YOUR OBJECTIVE >> From the entries below, print exactly the span beginning with the line holding "Clone this chart in Chart.js." and ending with the line holding "const positions = [1, 2, 3.4, 4.4];", endpoints included, and skip any pictures.

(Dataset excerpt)

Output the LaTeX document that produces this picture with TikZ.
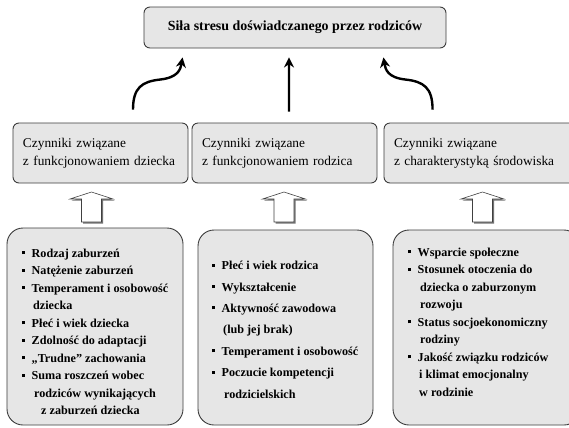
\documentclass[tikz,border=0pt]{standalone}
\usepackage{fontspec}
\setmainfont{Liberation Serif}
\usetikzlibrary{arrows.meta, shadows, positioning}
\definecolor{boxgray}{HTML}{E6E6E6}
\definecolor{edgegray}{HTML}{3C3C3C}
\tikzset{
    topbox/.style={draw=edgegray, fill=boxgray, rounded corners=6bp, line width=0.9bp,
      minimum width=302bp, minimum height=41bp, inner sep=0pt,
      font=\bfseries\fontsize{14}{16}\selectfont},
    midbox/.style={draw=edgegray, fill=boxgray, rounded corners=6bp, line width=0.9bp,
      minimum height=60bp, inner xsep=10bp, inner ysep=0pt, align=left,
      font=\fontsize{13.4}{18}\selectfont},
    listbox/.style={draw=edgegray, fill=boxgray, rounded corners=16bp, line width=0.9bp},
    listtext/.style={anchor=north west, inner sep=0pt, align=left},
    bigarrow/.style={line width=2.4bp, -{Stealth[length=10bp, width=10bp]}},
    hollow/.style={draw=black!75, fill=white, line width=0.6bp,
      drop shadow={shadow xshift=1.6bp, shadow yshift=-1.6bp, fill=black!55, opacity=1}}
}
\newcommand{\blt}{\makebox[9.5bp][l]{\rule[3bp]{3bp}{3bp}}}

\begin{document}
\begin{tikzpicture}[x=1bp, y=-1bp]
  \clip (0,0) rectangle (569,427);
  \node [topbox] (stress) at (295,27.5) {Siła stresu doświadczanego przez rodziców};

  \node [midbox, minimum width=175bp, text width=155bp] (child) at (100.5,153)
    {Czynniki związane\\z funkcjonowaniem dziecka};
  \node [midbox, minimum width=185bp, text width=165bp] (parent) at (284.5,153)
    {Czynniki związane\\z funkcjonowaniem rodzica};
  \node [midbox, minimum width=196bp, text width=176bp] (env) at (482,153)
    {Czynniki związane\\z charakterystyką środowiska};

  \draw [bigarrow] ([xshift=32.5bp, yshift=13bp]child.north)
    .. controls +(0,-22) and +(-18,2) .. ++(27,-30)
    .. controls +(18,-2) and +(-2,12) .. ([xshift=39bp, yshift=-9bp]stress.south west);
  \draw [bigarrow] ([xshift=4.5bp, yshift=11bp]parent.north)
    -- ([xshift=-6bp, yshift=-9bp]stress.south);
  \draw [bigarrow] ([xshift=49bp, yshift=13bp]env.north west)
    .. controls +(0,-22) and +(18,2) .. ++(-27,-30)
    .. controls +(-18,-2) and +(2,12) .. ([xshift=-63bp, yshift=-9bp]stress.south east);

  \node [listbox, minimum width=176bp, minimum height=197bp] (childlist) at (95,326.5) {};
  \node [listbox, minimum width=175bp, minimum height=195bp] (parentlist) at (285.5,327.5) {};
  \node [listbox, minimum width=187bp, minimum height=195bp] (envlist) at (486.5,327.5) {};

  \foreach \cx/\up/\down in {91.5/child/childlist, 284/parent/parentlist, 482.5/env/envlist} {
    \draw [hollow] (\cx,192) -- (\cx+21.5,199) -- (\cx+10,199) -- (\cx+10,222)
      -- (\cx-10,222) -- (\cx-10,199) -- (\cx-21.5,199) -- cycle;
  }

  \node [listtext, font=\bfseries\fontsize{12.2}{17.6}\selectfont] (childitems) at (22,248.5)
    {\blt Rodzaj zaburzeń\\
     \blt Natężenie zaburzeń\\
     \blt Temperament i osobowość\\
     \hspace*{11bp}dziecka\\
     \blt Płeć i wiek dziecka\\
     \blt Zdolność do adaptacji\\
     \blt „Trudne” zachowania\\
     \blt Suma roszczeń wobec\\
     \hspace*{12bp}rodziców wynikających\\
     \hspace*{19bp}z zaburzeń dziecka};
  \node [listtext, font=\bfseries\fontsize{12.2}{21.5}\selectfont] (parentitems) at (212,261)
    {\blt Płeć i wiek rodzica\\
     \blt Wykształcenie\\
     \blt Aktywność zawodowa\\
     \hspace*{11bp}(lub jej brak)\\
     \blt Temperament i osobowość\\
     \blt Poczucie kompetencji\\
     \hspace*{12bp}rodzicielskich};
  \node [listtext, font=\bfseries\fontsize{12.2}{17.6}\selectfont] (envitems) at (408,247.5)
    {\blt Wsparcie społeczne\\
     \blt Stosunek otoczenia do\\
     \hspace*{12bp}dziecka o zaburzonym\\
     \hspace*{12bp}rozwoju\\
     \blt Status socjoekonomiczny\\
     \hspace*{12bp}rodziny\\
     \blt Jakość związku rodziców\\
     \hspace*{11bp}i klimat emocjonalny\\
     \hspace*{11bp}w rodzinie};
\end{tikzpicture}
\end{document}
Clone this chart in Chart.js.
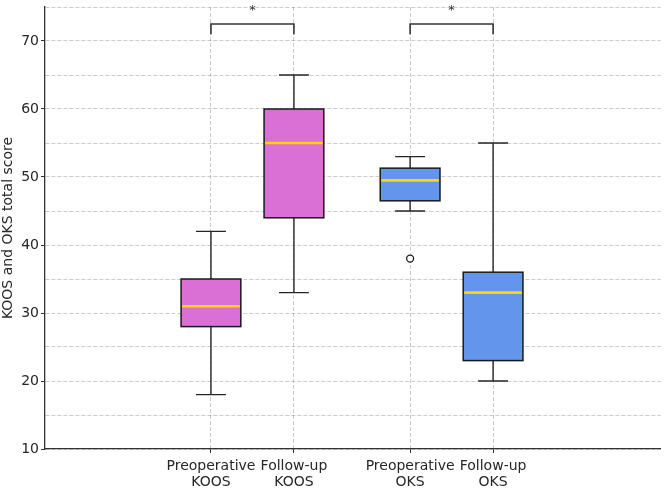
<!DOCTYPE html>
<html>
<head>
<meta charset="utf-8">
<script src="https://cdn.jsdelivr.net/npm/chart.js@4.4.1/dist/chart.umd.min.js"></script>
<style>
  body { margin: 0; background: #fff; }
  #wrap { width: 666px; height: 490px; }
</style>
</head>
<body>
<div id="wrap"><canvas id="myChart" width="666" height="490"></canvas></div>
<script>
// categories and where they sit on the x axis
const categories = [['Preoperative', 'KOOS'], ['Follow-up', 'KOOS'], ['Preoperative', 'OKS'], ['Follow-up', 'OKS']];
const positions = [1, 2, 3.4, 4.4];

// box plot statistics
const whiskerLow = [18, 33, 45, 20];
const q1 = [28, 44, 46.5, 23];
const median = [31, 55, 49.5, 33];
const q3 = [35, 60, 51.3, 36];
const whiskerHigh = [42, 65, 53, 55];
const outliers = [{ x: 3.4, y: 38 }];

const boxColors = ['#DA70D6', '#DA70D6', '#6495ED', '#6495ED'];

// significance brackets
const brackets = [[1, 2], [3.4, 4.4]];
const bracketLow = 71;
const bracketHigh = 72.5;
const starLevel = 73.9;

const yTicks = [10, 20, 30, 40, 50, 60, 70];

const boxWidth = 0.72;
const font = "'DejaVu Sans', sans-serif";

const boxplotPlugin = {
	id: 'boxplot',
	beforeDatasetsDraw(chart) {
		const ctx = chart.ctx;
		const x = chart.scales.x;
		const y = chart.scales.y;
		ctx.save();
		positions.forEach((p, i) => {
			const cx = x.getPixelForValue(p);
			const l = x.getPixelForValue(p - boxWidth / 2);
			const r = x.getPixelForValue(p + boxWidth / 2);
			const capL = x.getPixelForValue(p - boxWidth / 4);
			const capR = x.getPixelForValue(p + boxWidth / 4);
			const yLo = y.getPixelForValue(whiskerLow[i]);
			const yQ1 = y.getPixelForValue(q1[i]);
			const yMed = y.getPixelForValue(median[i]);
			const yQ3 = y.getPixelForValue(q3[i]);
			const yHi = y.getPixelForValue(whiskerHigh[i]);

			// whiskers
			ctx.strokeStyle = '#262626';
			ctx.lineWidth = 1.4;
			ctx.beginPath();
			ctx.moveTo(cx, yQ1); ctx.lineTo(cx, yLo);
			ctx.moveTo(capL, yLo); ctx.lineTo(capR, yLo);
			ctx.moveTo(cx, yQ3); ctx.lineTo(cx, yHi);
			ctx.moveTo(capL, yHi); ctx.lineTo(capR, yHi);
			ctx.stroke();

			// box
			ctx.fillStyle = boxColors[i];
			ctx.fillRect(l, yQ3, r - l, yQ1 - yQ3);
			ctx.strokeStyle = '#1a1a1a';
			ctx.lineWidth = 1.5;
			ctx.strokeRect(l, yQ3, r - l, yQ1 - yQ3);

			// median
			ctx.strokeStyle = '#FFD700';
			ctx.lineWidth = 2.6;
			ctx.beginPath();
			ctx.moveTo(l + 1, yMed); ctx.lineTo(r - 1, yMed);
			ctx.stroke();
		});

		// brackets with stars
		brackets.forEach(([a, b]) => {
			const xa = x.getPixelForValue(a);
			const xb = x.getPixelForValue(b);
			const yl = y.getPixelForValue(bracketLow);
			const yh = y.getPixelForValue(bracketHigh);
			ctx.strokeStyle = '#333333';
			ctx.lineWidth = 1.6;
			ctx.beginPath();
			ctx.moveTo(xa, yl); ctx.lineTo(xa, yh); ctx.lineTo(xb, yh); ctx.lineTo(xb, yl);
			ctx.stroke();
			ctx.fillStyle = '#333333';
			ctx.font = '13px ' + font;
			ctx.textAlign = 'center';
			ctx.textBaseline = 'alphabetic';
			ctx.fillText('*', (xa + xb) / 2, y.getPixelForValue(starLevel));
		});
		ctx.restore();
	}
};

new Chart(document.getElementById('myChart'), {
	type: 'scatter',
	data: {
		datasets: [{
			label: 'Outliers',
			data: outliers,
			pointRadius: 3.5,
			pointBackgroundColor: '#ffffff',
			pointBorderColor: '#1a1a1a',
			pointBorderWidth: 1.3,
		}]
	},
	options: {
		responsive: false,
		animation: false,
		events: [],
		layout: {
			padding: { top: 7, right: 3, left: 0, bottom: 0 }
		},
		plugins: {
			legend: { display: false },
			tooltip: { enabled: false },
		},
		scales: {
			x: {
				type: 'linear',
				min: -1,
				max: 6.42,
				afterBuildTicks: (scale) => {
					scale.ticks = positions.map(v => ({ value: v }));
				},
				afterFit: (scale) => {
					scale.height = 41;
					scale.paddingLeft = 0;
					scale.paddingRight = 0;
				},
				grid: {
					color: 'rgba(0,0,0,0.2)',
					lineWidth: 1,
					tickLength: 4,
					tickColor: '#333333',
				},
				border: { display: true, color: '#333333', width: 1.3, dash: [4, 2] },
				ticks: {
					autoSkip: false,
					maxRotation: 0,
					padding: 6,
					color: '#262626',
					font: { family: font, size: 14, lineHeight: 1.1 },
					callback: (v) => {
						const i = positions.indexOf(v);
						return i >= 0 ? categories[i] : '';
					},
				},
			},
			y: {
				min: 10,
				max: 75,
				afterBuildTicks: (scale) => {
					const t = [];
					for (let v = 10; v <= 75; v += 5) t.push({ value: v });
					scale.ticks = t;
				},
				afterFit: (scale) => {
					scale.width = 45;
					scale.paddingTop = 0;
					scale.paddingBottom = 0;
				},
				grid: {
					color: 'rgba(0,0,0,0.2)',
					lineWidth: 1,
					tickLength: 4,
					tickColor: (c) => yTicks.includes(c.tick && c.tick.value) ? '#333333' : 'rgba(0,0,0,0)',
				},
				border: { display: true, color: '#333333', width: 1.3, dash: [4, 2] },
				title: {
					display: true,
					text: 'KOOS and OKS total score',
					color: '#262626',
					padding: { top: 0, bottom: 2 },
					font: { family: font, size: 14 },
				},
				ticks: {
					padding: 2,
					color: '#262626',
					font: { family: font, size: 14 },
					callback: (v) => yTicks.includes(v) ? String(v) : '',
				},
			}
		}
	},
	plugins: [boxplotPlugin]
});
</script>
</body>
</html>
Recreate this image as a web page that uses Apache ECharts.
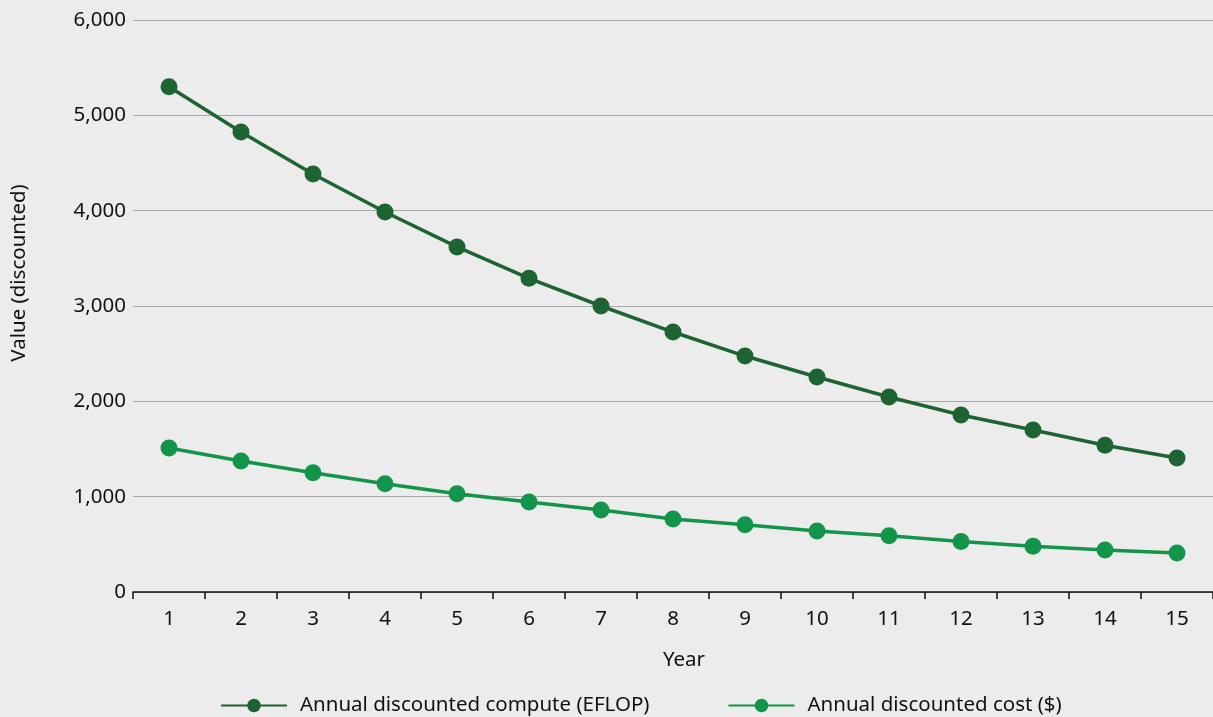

RESPONSE TO THIS TASK >>
Clone this chart in Chart.js.
<!DOCTYPE html>
<html>
<head>
<meta charset="utf-8">
<script src="https://cdn.jsdelivr.net/npm/chart.js@4.4.1/dist/chart.umd.min.js"></script>
<style>
  body { margin: 0; background: #fff; }
  #wrap { width: 666px; height: 490px; }
</style>
</head>
<body>
<div id="wrap"><canvas id="myChart" width="666" height="490"></canvas></div>
<script>
// categories and where they sit on the x axis
const categories = [['Preoperative', 'KOOS'], ['Follow-up', 'KOOS'], ['Preoperative', 'OKS'], ['Follow-up', 'OKS']];
const positions = [1, 2, 3.4, 4.4];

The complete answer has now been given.